No próximo dia 31 de Agosto terminam 20 anos de ocupação estrangeira no Afeganistão. Após negociações durante meses no Qatar, a retirada norte-americana vai ter lugar sem qualquer tipo de acordo que permita vislumbrar a paz no Afeganistão. Governo – que tem o apoio dos Estados Unidos – e Taliban não se entendem. Desde Maio que o avanço das forças Taliban em todo o Afeganistão não deixa grandes dúvidas. Todos os dias surgem notícias do recuo das forças governamentais e a capital, Cabul, começa a ficar cada vez mais sozinha. É sempre arriscado fazer previsões num cenário como o do Afeganistão, mas nas últimas semanas e meses o avanço das forças Taliban é evidente e muitos responsáveis políticos e analistas consideram que o actual poder político afegão não vai resistir mais do que meia-dúzia de meses. Ou nem tanto.
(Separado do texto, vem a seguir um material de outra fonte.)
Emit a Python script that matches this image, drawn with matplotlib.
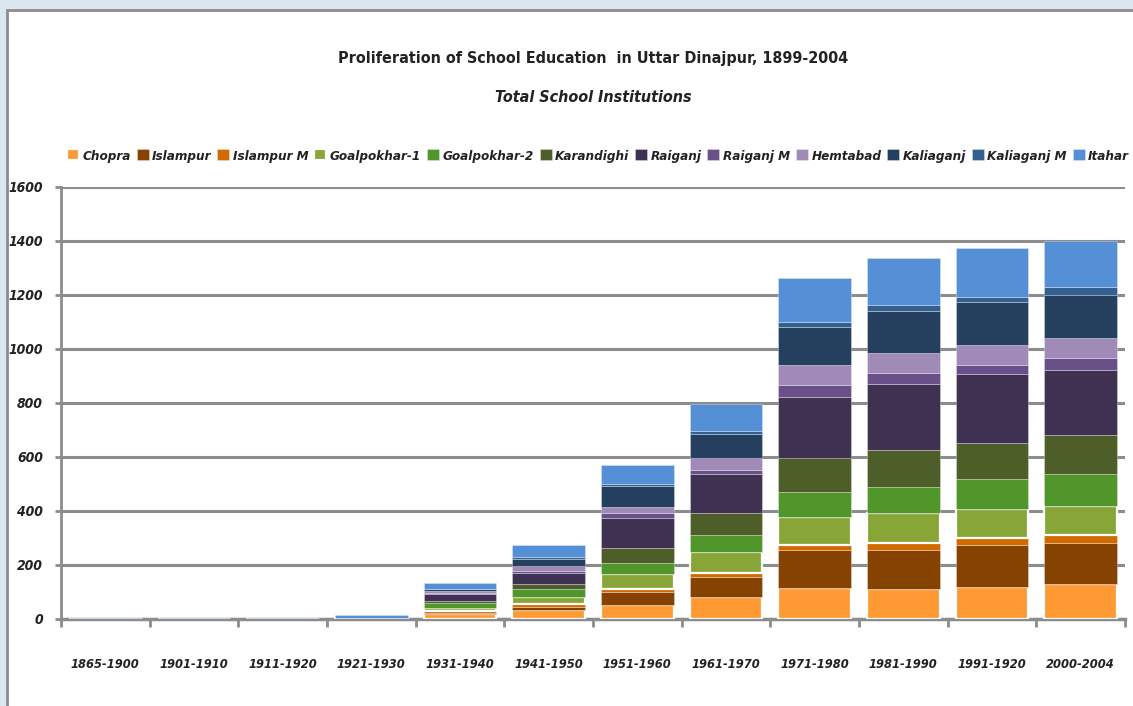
import matplotlib.pyplot as plt
from matplotlib.patches import Rectangle
import numpy as np

periods = ['1865-1900', '1901-1910', '1911-1920', '1921-1930', '1931-1940', '1941-1950',
           '1951-1960', '1961-1970', '1971-1980', '1981-1990', '1991-1920', '2000-2004']

blocks = ['Chopra', 'Islampur', 'Islampur M', 'Goalpokhar-1', 'Goalpokhar-2', 'Karandighi',
          'Raiganj', 'Raiganj M', 'Hemtabad', 'Kaliaganj', 'Kaliaganj M', 'Itahar']

chopra       = [0, 0, 0, 4, 17, 34, 53, 80, 115, 111, 120, 129]
islampur     = [0, 0, 0, 0, 6, 12, 48, 76, 140, 145, 154, 154]
islampur_m   = [0, 0, 0, 0, 8, 9, 10, 16, 18, 26, 25, 27]
goalpokhar_1 = [0, 0, 0, 0, 8, 25, 55, 77, 103, 109, 110, 109]
goalpokhar_2 = [0, 0, 0, 0, 19, 31, 43, 61, 96, 98, 108, 117]
karandighi   = [0, 0, 0, 0, 10, 18, 55, 81, 126, 136, 135, 144]
raiganj      = [0, 0, 0, 0, 24, 43, 109, 145, 226, 244, 254, 244]
raiganj_m    = [0, 0, 0, 0, 5, 7, 18, 16, 43, 43, 33, 43]
hemtabad     = [0, 0, 0, 0, 8, 19, 25, 44, 73, 72, 74, 73]
kaliaganj    = [0, 0, 0, 0, 5, 24, 77, 90, 142, 156, 162, 161]
kaliaganj_m  = [0, 0, 0, 0, 2, 6, 6, 10, 18, 24, 19, 27]
itahar       = [3, 3, 3, 10, 20, 45, 70, 101, 164, 173, 180, 173]

series = [chopra, islampur, islampur_m, goalpokhar_1, goalpokhar_2, karandighi,
          raiganj, raiganj_m, hemtabad, kaliaganj, kaliaganj_m, itahar]

colors = ['#FF9933', '#864200', '#D26A00', '#87A637', '#50962A', '#4E5E28',
          '#3F3151', '#6A5088', '#A08AB7', '#25405F', '#336091', '#558FD6']

plt.rcParams['font.family'] = ['DejaVu Sans']
plt.rcParams['font.stretch'] = 'condensed'

fig = plt.figure(figsize=(11.33, 7.06), dpi=100)
fig.patch.set_facecolor('#DCE6F1')
fig.patches.append(Rectangle((7 / 1133, -0.05), 1.05, 1.05 - 10 / 706,
                             transform=fig.transFigure, facecolor='white',
                             edgecolor='#8C8C8C', linewidth=2, zorder=-5))

ax = fig.add_axes([61 / 1133, 1 - 619 / 706, (1125 - 61) / 1133, (619 - 187) / 706])
ax.set_facecolor('none')
ax.set_zorder(2)

x = np.arange(len(periods))
bottom = np.zeros(len(periods))
for name, vals, c in zip(blocks, series, colors):
    vals = np.array(vals, dtype=float)
    ec = 'white' if name in ('Chopra', 'Goalpokhar-1') else (1, 1, 1, 0.35)
    lw = 1.6 if name in ('Chopra', 'Goalpokhar-1') else 0.6
    ax.bar(x, vals, 0.82, bottom=bottom, color=c, edgecolor=ec, linewidth=lw,
           label=name, zorder=3)
    bottom += vals

ax.set_xlim(-0.5, len(periods) - 0.5)
ax.set_ylim(0, 1600)
ax.set_yticks(range(0, 1601, 200))
ax.set_xticks(np.arange(len(periods) + 1) - 0.5, minor=False)
ax.set_xticklabels([])
ax.set_xticks(x, minor=True)
ax.set_xticklabels(periods, minor=True, fontsize=9.2, fontweight='bold', style='italic',
                   color='#222222')
ax.tick_params(axis='x', which='minor', length=0, pad=28)
ax.tick_params(axis='x', which='major', length=6, width=2, color='#8C8C8C', direction='out')
ax.tick_params(axis='y', length=4, width=2, color='#8C8C8C', pad=9)
for lab in ax.get_yticklabels():
    lab.set_fontweight('bold')
    lab.set_fontstyle('italic')
    lab.set_fontsize(10)
    lab.set_color('#222222')

ax.yaxis.grid(True, color='#8C8C8C', linewidth=2.2, zorder=1)
ax.set_axisbelow(True)
for s in ('top', 'right'):
    ax.spines[s].set_visible(False)
ax.spines['left'].set_color('#8C8C8C')
ax.spines['left'].set_linewidth(2)
ax.spines['bottom'].set_color('#8C8C8C')
ax.spines['bottom'].set_linewidth(2.5)

fig.text(593 / 1133, 1 - 58 / 706, 'Proliferation of School Education  in Uttar Dinajpur, 1899-2004',
         ha='center', va='center', fontsize=11.5, fontweight='bold', color='#222222')
fig.text(593 / 1133, 1 - 98 / 706, 'Total School Institutions',
         ha='center', va='center', fontsize=11.5, fontweight='bold', style='italic',
         color='#222222')

leg = fig.legend(loc='center', bbox_to_anchor=(598 / 1133, 1 - 156 / 706), ncol=12,
                 frameon=False, handlelength=0.9, handleheight=0.9, handletextpad=0.25,
                 columnspacing=0.45, prop={'size': 9.6, 'weight': 'bold', 'style': 'italic'})
for t in leg.get_texts():
    t.set_color('#222222')

fig.savefig('out.png', dpi=100, facecolor=fig.get_facecolor())
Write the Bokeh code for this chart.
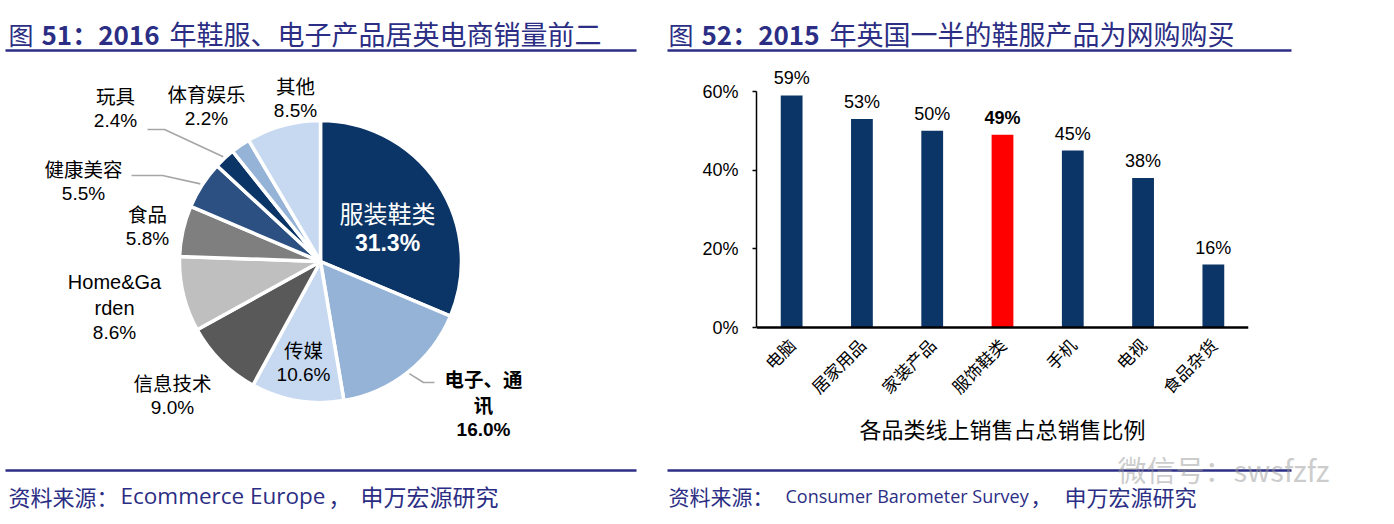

Kandahar, em 2001, foi a última grande cidade em que os Taliban (e a Al Qaeda) resistiram à ofensiva liderada pelos Estados Unidos. Só caiu depois de Cabul, a capital. O líder Taliban, Mullah Omar, nasceu na província de Kandahar e aí esteve durante o tempo (1996-2001) do poder Taliban, porque era de facto em Kandahar que estava o verdadeiro poder político (e religioso). Kandahar é uma cidade carregada de simbolismo e tem também grande importância estratégica. O aeroporto, bombardeado nas últimas horas, tem uma única pista, também para uso militar e é por essa via que chega o reabastecimento das forças governamentais. A queda de Kandahar nas mãos dos Taliban terá não só um grande valor militar estratégico mas poderá provocar uma quebra importante no moral das tropas governamentais.
Em Lashkar Gah, capital da província de Helmand, a oeste de Kandahar, a Agência France Press cita testemunhas locais que dão conta de combates rua a rua, e de constantes bombardeamentos governamentais que deixaram a cidade cheia de cadáveres. O poder aéreo é, aliás, a (única) arma eficaz com que o governo de Cabul conta para tentar travar a ofensiva Taliban. Todos os relatos que chegam do terreno dão conta de fraca resistência das forças militares governamentais perante a ofensiva Taliban.
Herat, terceira maior cidade do país, a noroeste de Helmand, também está cercada por forças Taliban. Após vários dias de combates, muitos habitantes fugiram. O Governo anunciou o envio de centenas de militares das forças especiais. Os Taliban já se apoderaram de alguns postos fronteiriços com o Irão e a Missão da ONU no Afeganistão pediu explicações aos taliban depois de ter sido alvo de um ataque.
As capitais de província ainda resistem, mas muitas cidades, vilas importantes e a grande maioria do território rural do país está já sob controlo Taliban.
O presidente afegão, Ashraf Ghani, acusou os Estados Unidos de serem os responsáveis pela degradação da situação militar devido à decisão “brusca” de retirada das tropas e prometeu um plano de seis meses para travar a ofensiva Taliban.
Através do Twitteer, Zabihullah Mujahid, porta-voz do Emirato Islâmico do Afeganistão respondeu que “declarações de guerra, acusações e mentiras não podem prolongar a vida do governo de Ghani”, acrescentando que “o seu tempo acabou, se Deus quiser”.
Aliás, as redes sociais estão a ser uma aposta forte do Movimento Taliban, com informação constante sobre os avanços no terreno, baixas do inimigo e alegadas deserções dos militares fiéis ao governo que se passam para o inimigo, como é o caso deste vídeo: https://twitter.com/i/status/1422194522084229122
A cartada psicológica é claramente um trunfo que os Taliban procuram jogar. Em Lashkar Gah, a capital de Helmand, um grande número de soldados afegãos ter-se-á juntado aos Mujahideen e Zabihullah Mujahid anuncia que outros soldados governamentais têm a possibilidade de desistir da luta e salvar a vida porque os Mujahideen irão recebê-los de braços abertos.
Os Estados Unidos, apesar da retirada militar, prometeram continuar a apoiar o governo afegão. O que ainda não se percebeu é como isso irá ser feito de modo a evitar que o poder mude de mãos. A queda de Cabul parece ser apenas uma questão de tempo.